Multi-Core and the Efficiency Challenge

Then, we hit the thermal wall. Around 2005, engineers realized they couldn’t push clock speeds any higher without melting the silicon. The megahertz race was dead.
The industry pivoted to parallelism. Instead of one fast brain, why not two? Or four? The Intel Core 2 Duo and AMD Athlon 64 X2 launched the multi-core era. Performance gains no longer came from raw frequency; they came from software capable of splitting tasks across multiple units.
This sustained x86 for another decade, but it exposed a structural flaw: bloat. The x86 architecture carries 40 years of baggage. Every chip must include complex hardware to decode legacy instructions. That overhead burns power—a luxury you don’t have in mobile devices. This inefficiency opened the door for ARM, a streamlined architecture that now dominates the smartphone world.
The Future of the Instruction Set
As we look toward 2030, x86 faces a genuine existential threat. ARM-based silicon—like Apple’s M-series and Amazon’s Graviton—has proven you don’t need x86 compatibility to achieve high performance.
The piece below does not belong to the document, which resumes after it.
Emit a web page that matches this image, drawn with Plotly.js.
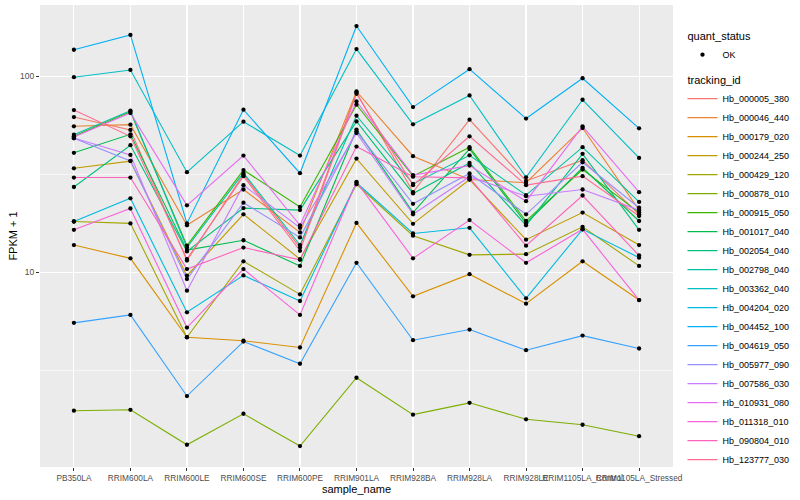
<!DOCTYPE html>
<html><head><meta charset="utf-8">
<script src="https://cdn.plot.ly/plotly-3.0.1.min.js"></script>
<style>html,body{margin:0;padding:0;background:#fff}#chart{width:800px;height:500px}</style>
</head><body><div id="chart"></div>
<script>
const samples = ['PB350LA','RRIM600LA','RRIM600LE','RRIM600SE','RRIM600PE','RRIM901LA','RRIM928BA','RRIM928LA','RRIM928LE','RRIM1105LA_Control','RRIM1105LA_Stressed'];
const trackingIds = ['Hb_000005_380','Hb_000046_440','Hb_000179_020','Hb_000244_250','Hb_000429_120','Hb_000878_010','Hb_000915_050','Hb_001017_040','Hb_002054_040','Hb_002798_040','Hb_003362_040','Hb_004204_020','Hb_004452_100','Hb_004619_050','Hb_005977_090','Hb_007586_030','Hb_010931_080','Hb_011318_010','Hb_090804_010','Hb_123777_030'];
const quantStatus = 'OK';

// FPKM + 1 per sample (order of `samples`)
const Hb_000005_380 = [62.1, 53.4, 11.5, 31.6, 13.4, 82.9, 25.7, 60.2, 29.3, 37.4, 19.8];
const Hb_000046_440 = [55.7, 56.8, 17.4, 26.5, 16.0, 83.9, 39.2, 29.8, 28.7, 54.6, 20.8];
const Hb_000179_020 = [13.8, 11.8, 4.67, 4.48, 4.14, 17.9, 7.55, 9.8, 6.93, 11.4, 7.23];
const Hb_000244_250 = [34.0, 37.0, 9.62, 19.8, 11.7, 38.1, 17.7, 29.8, 14.7, 20.2, 13.8];
const Hb_000429_120 = [18.2, 17.8, 4.67, 11.4, 7.73, 28.2, 15.4, 12.3, 12.4, 17.1, 10.8];
const Hb_000878_010 = [1.97, 1.99, 1.32, 1.9, 1.3, 2.9, 1.88, 2.16, 1.78, 1.67, 1.46];
const Hb_000915_050 = [49.5, 66.1, 13.7, 33.3, 21.6, 71.8, 31.0, 43.6, 18.3, 33.5, 20.2];
const Hb_001017_040 = [40.8, 50.7, 13.0, 14.6, 10.8, 53.6, 20.2, 42.7, 17.8, 34.2, 18.3];
const Hb_002054_040 = [27.3, 44.6, 12.8, 21.3, 20.8, 59.0, 25.3, 36.2, 17.4, 40.3, 16.5];
const Hb_002798_040 = [50.5, 66.9, 13.4, 32.2, 13.8, 63.1, 28.3, 39.6, 24.8, 43.6, 22.9];
const Hb_003362_040 = [99.2, 108, 32.5, 58.8, 39.5, 138, 57.0, 80.1, 30.6, 76.1, 38.4];
const Hb_004204_020 = [18.2, 23.9, 6.26, 9.66, 7.15, 28.7, 15.8, 16.9, 7.38, 16.6, 11.9];
const Hb_004452_100 = [137, 163, 17.8, 67.7, 32.1, 181, 69.8, 109, 61, 98, 54.4];
const Hb_004619_050 = [5.53, 6.07, 2.34, 4.44, 3.42, 11.2, 4.51, 5.11, 4.01, 4.76, 4.09];
const Hb_005977_090 = [48.4, 37.1, 9.25, 22.7, 15.1, 52.5, 22.4, 32.0, 19.8, 36.5, 21.4];
const Hb_007586_030 = [48.6, 39.8, 8.07, 27.9, 16.9, 51.5, 19.8, 30.8, 24.5, 26.5, 20.8];
const Hb_010931_080 = [49.1, 65.1, 22.0, 39.5, 17.4, 74.6, 31.4, 35.1, 23.1, 55.7, 25.7];
const Hb_011318_010 = [16.5, 21.2, 5.23, 10.4, 6.07, 29.0, 11.8, 18.5, 11.2, 16.6, 7.23];
const Hb_090804_010 = [30.5, 30.5, 10.4, 13.4, 11.6, 43.9, 30.8, 30.4, 13.7, 24.7, 12.2];
const Hb_123777_030 = [67.4, 49.5, 11.7, 31.0, 12.9, 81.6, 27.9, 49.5, 27.9, 31.0, 19.4];

const seriesValues = [Hb_000005_380, Hb_000046_440, Hb_000179_020, Hb_000244_250, Hb_000429_120, Hb_000878_010, Hb_000915_050, Hb_001017_040, Hb_002054_040, Hb_002798_040, Hb_003362_040, Hb_004204_020, Hb_004452_100, Hb_004619_050, Hb_005977_090, Hb_007586_030, Hb_010931_080, Hb_011318_010, Hb_090804_010, Hb_123777_030];

const palette = ['#F8766D','#EA8331','#D89000','#C09B00','#A3A500','#7CAE00','#39B600','#00BB4E','#00BF7D','#00C1A3','#00BFC4','#00BAE0','#00B0F6','#35A2FF','#9590FF','#C77CFF','#E76BF3','#FA62DB','#FF62BC','#FF6C91'];

const traces = [];
trackingIds.forEach((id, i) => {
  traces.push({
    type: 'scatter', mode: 'lines', x: samples, y: seriesValues[i], name: id,
    line: {color: palette[i], width: 1.1},
    legendgroup: 'tracking', legendgrouptitle: {text: 'tracking_id', font: {size: 11, color: '#000'}},
    legendrank: 10 + i, hoverinfo: 'skip'
  });
});
const px = [], py = [];
seriesValues.forEach(vals => vals.forEach((v, j) => { px.push(samples[j]); py.push(v); }));
traces.push({
  type: 'scatter', mode: 'markers', x: px, y: py, name: quantStatus,
  marker: {color: '#000', size: 4.3},
  legendgroup: 'quant', legendgrouptitle: {text: 'quant_status', font: {size: 11, color: '#000'}},
  legendrank: 1, hoverinfo: 'skip'
});

const layout = {
  width: 800, height: 500,
  margin: {l: 40, r: 117, t: 5, b: 33},
  paper_bgcolor: '#fff', plot_bgcolor: '#EBEBEB',
  font: {family: 'Liberation Sans, Arial, sans-serif', size: 9, color: '#4D4D4D'},
  showlegend: true,
  xaxis: {
    type: 'category', range: [-0.6, 10.6], tickangle: 0, automargin: false,
    showgrid: true, gridcolor: '#fff', gridwidth: 1.1, zeroline: false, showline: false,
    ticks: 'outside', ticklen: 3, tickwidth: 1, tickcolor: '#333',
    tickfont: {size: 8.3, color: '#4D4D4D'},
    title: {text: 'sample_name', font: {size: 11, color: '#000'}, standoff: 0}
  },
  yaxis: {
    type: 'log', range: [0.007, 2.365], automargin: false,
    tickmode: 'array', tickvals: [10, 100], ticktext: ['10', '100'],
    showgrid: true, gridcolor: '#fff', gridwidth: 1.1, zeroline: false, showline: false,
    ticks: 'outside', ticklen: 3, tickwidth: 1, tickcolor: '#333',
    tickfont: {size: 8.5, color: '#4D4D4D'},
    minor: {tickmode: 'array', tickvals: [3.1623, 31.623], showgrid: true, gridcolor: '#fff', gridwidth: 0.55, ticks: ''},
    title: {text: 'FPKM + 1', font: {size: 11, color: '#000'}, standoff: 0}
  },
  legend: {
    x: 1.015, xanchor: 'left', y: 0.965, yanchor: 'top',
    traceorder: 'grouped', tracegroupgap: 6, itemwidth: 30,
    font: {size: 9, color: '#000'}, bgcolor: 'rgba(0,0,0,0)'
  }
};

Plotly.newPlot('chart', traces, layout, {displayModeBar: false, staticPlot: true});
</script>
</body></html>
But don’t write the obituary yet. x86 is entrenched. It powers the servers that run the internet and the workstations that design the future. Intel and AMD are adapting, moving toward hybrid designs that mix high-power cores with efficient ones to blunt the ARM advantage.
The 8086 was a temporary fix that became permanent. While its monopoly on personal computing has fractured, the architecture remains the heavy lifter of the digital world. It survives not because it is the most efficient, but because the cost of replacing 50 years of software is simply too high.